8. God wants total surrender.  God is not content with bargaining.  He may keep the conversation going.  But eventually God is going to get God’s way.  God will do whatever it takes to win everyone’s total worship for the rest of our lives.  God is amazingly persistent.  God will do whatever it takes to earn our 100%, total loyalty and worship.  God loves us more than we love ourselves, and he will pursue us until the day we die. 

9. Confessing and praying are not enough.  Pharaoh asks Moses to pray for him.  Pharaoh gives in to God’s demands.  Pharaoh gave a classic confession of sin and submission to God: “I have sinned ... The LORD is the righteous one, and my people and I are wrong.   Please beg the LORD to end this terrifying thunder and hail.  We’ve had enough.  I will let you go” (9:27-8).  After the locust, he said the same thing, “I have sinned against the LORD your God and against you ... Forgive my sin” (10:16-17).  But after each confession, Pharaoh returned to his own ways.  The simple truth is that confession and prayer are not enough.  God wants real change in our lives.

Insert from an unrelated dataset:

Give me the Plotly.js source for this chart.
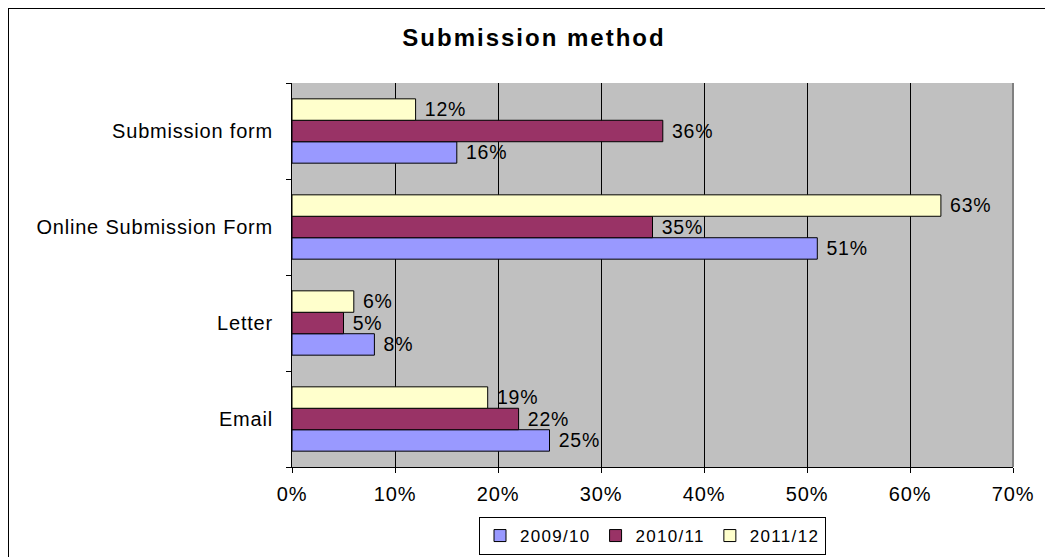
<!DOCTYPE html>
<html>
<head>
<meta charset="utf-8">
<script src="https://cdn.plot.ly/plotly-3.0.1.min.js"></script>
<style>
  html, body { margin: 0; padding: 0; background: #ffffff; }
  #wrap { position: relative; width: 1045px; height: 557px; overflow: hidden; }
  #chart { position: absolute; left: 0; top: 0; width: 1045px; height: 557px; }
  #frame { position: absolute; left: 8px; top: 8px; width: 1100px; height: 600px;
           border-top: 1px solid #000; border-left: 1px solid #000; pointer-events: none; }
  /* slightly wide lettering, as in the original chart */
  text { letter-spacing: 0.8px; }
  text.gtitle { letter-spacing: 2px; }
  text.legendtext { letter-spacing: 1.3px; }
</style>
</head>
<body>
<div id="wrap">
  <div id="chart"></div>
  <div id="frame"></div>
</div>
<script>
// Categories listed bottom to top
const categories = ['Email', 'Letter', 'Online Submission Form', 'Submission form'];
const seriesNames = ['2009/10', '2010/11', '2011/12'];
const values2009 = [0.25, 0.08, 0.51, 0.16];
const values2010 = [0.22, 0.05, 0.35, 0.36];
const values2011 = [0.19, 0.06, 0.63, 0.12];
const xTickVals = [0, 0.1, 0.2, 0.3, 0.4, 0.5, 0.6, 0.7];
const xTickText = ['0%', '10%', '20%', '30%', '40%', '50%', '60%', '70%'];

const colors = ['#9999FF', '#993366', '#FFFFCC'];
const font = 'Liberation Sans, Arial, sans-serif';

const seriesValues = [values2009, values2010, values2011];
const traces = seriesValues.map((vals, i) => ({
  type: 'bar',
  orientation: 'h',
  name: seriesNames[i],
  y: categories,
  x: vals,
  marker: { color: colors[i], line: { color: '#000000', width: 1 } },
  texttemplate: '\u00a0%{x:.0%}',
  textposition: 'outside',
  textfont: { family: font, size: 20, color: '#000000' },
  cliponaxis: false,
  hoverinfo: 'skip'
}));

const layout = {
  width: 1045,
  height: 557,
  margin: { l: 292, r: 32, t: 83, b: 90, autoexpand: false },
  paper_bgcolor: 'rgba(0,0,0,0)',
  plot_bgcolor: '#C0C0C0',
  barmode: 'group',
  bargap: 0.33,
  bargroupgap: 0,
  font: { family: font, size: 20, color: '#000000' },
  title: {
    text: '<b>Submission method</b>',
    font: { family: font, size: 24, color: '#000000' },
    xref: 'container', x: 0.511, xanchor: 'center',
    yref: 'container', y: 1 - 38 / 557, yanchor: 'middle'
  },
  xaxis: {
    range: [0, 0.7],
    tickvals: xTickVals,
    ticktext: xTickText,
    showgrid: true,
    gridcolor: '#000000',
    gridwidth: 1,
    zeroline: false,
    showline: true,
    linecolor: '#000000',
    linewidth: 1,
    ticks: 'outside',
    ticklen: 5,
    tickcolor: '#000000',
    ticklabelstandoff: 4,
    tickfont: { family: font, size: 20, color: '#000000' },
    automargin: false,
    fixedrange: true
  },
  yaxis: {
    type: 'category',
    categoryorder: 'array',
    categoryarray: categories,
    showgrid: false,
    zeroline: false,
    showline: true,
    linecolor: '#000000',
    linewidth: 1,
    ticks: 'outside',
    tickson: 'boundaries',
    ticklen: 5,
    tickcolor: '#000000',
    ticklabelstandoff: 14,
    tickfont: { family: font, size: 20, color: '#000000' },
    automargin: false,
    fixedrange: true
  },
  shapes: [
    { type: 'line', xref: 'paper', yref: 'paper', x0: 1, x1: 1, y0: 0, y1: 1,
      line: { color: '#808080', width: 2 } }
  ],
  showlegend: true,
  legend: {
    orientation: 'h',
    x: 0.5, xanchor: 'center',
    y: -88 / 384, yanchor: 'bottom',
    bgcolor: '#FFFFFF',
    bordercolor: '#000000',
    borderwidth: 1,
    font: { family: font, size: 17, color: '#000000' },
    traceorder: 'normal',
    itemwidth: 30
  }
};

Plotly.newPlot('chart', traces, layout, { displayModeBar: false, staticPlot: true });
</script>
</body>
</html>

10. Surrender is a daily process.  God wants total surrender and total worship.  Jesus said the whole Bible hangs on two basic commands: Love God with all your heart, mind, soul, and strength, and love your neighbor as yourself (Matthew 22:37-40).  That’s beautiful, but it’s a lot easier to talk about than it is to live.  Total surrender to God is a daily process - even more, it is a minute by minute process. 
    We stand in our lives as our own Pharaohs.  We are addicted to our selves.  We are addicted to our own pleasure, our own glory, our own status, our own possessions, our own beauty.  This is our Egypt.   Like Pharaoh, we can pray and ask God to forgive our sins, and then return to our old ways.  But what really counts is living each day and each moment in total surrender to God.   For God to lead us out of Egypt we have to trust God more than Egypt.  For God to lead us out of Egypt, we need to give up Egypt every day -- every moment of every day.  This is a life-long process, and God will not give up.

    May we trust God, and may God truly set us free.